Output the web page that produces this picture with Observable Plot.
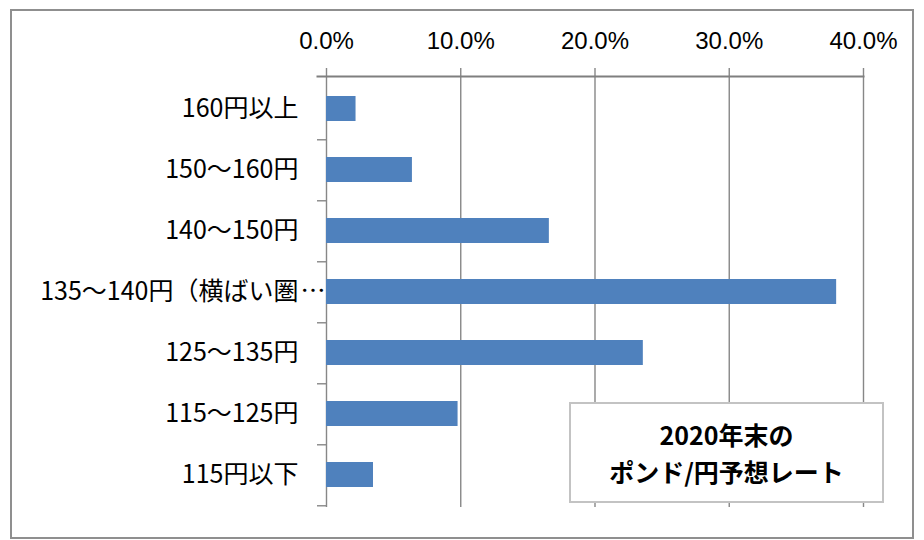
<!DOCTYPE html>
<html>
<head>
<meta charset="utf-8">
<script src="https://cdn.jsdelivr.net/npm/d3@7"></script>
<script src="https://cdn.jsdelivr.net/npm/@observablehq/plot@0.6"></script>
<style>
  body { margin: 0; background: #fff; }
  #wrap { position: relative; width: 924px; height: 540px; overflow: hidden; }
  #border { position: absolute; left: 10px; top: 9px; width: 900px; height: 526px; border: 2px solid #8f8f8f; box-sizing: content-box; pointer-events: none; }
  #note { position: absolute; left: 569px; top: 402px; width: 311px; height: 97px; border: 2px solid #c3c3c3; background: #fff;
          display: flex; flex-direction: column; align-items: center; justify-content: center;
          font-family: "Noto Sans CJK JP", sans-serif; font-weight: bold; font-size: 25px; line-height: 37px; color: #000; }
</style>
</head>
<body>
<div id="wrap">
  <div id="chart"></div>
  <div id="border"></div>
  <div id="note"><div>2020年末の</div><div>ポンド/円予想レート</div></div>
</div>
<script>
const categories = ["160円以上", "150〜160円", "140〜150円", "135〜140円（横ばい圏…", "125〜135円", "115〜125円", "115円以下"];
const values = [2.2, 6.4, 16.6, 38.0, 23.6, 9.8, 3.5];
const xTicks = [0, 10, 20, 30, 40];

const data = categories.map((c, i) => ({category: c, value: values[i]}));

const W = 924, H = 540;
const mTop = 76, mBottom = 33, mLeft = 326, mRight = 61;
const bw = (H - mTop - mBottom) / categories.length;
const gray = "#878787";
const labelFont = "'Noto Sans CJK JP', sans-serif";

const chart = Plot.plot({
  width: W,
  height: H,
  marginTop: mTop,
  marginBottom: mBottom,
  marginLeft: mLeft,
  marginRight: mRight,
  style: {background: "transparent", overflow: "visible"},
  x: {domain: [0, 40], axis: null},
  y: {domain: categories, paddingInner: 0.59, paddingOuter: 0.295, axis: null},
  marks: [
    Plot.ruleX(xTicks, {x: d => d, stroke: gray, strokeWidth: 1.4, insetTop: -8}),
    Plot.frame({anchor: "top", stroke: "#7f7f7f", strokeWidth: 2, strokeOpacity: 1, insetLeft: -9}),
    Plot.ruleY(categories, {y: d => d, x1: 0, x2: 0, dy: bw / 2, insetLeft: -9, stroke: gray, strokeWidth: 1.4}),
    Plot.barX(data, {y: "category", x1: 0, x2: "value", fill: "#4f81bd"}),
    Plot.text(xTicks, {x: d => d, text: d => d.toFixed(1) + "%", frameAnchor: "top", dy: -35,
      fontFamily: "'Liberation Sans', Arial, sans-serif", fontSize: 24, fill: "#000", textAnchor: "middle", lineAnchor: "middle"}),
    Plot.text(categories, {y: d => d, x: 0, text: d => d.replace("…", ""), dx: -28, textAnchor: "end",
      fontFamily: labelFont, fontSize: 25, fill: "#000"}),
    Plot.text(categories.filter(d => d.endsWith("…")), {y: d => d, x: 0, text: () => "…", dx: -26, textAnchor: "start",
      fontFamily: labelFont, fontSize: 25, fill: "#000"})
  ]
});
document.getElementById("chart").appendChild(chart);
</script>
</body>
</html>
○ ○ ○
> [Your task]
Leave out any pictures, please, and quote only the lines from the top of the data through the line that contains "const data = categories.map((c, i)".

> [Written response]
Output the web page that produces this picture with Observable Plot.
<!DOCTYPE html>
<html>
<head>
<meta charset="utf-8">
<script src="https://cdn.jsdelivr.net/npm/d3@7"></script>
<script src="https://cdn.jsdelivr.net/npm/@observablehq/plot@0.6"></script>
<style>
  body { margin: 0; background: #fff; }
  #wrap { position: relative; width: 924px; height: 540px; overflow: hidden; }
  #border { position: absolute; left: 10px; top: 9px; width: 900px; height: 526px; border: 2px solid #8f8f8f; box-sizing: content-box; pointer-events: none; }
  #note { position: absolute; left: 569px; top: 402px; width: 311px; height: 97px; border: 2px solid #c3c3c3; background: #fff;
          display: flex; flex-direction: column; align-items: center; justify-content: center;
          font-family: "Noto Sans CJK JP", sans-serif; font-weight: bold; font-size: 25px; line-height: 37px; color: #000; }
</style>
</head>
<body>
<div id="wrap">
  <div id="chart"></div>
  <div id="border"></div>
  <div id="note"><div>2020年末の</div><div>ポンド/円予想レート</div></div>
</div>
<script>
const categories = ["160円以上", "150〜160円", "140〜150円", "135〜140円（横ばい圏…", "125〜135円", "115〜125円", "115円以下"];
const values = [2.2, 6.4, 16.6, 38.0, 23.6, 9.8, 3.5];
const xTicks = [0, 10, 20, 30, 40];

const data = categories.map((c, i) => ({category: c, value: values[i]}));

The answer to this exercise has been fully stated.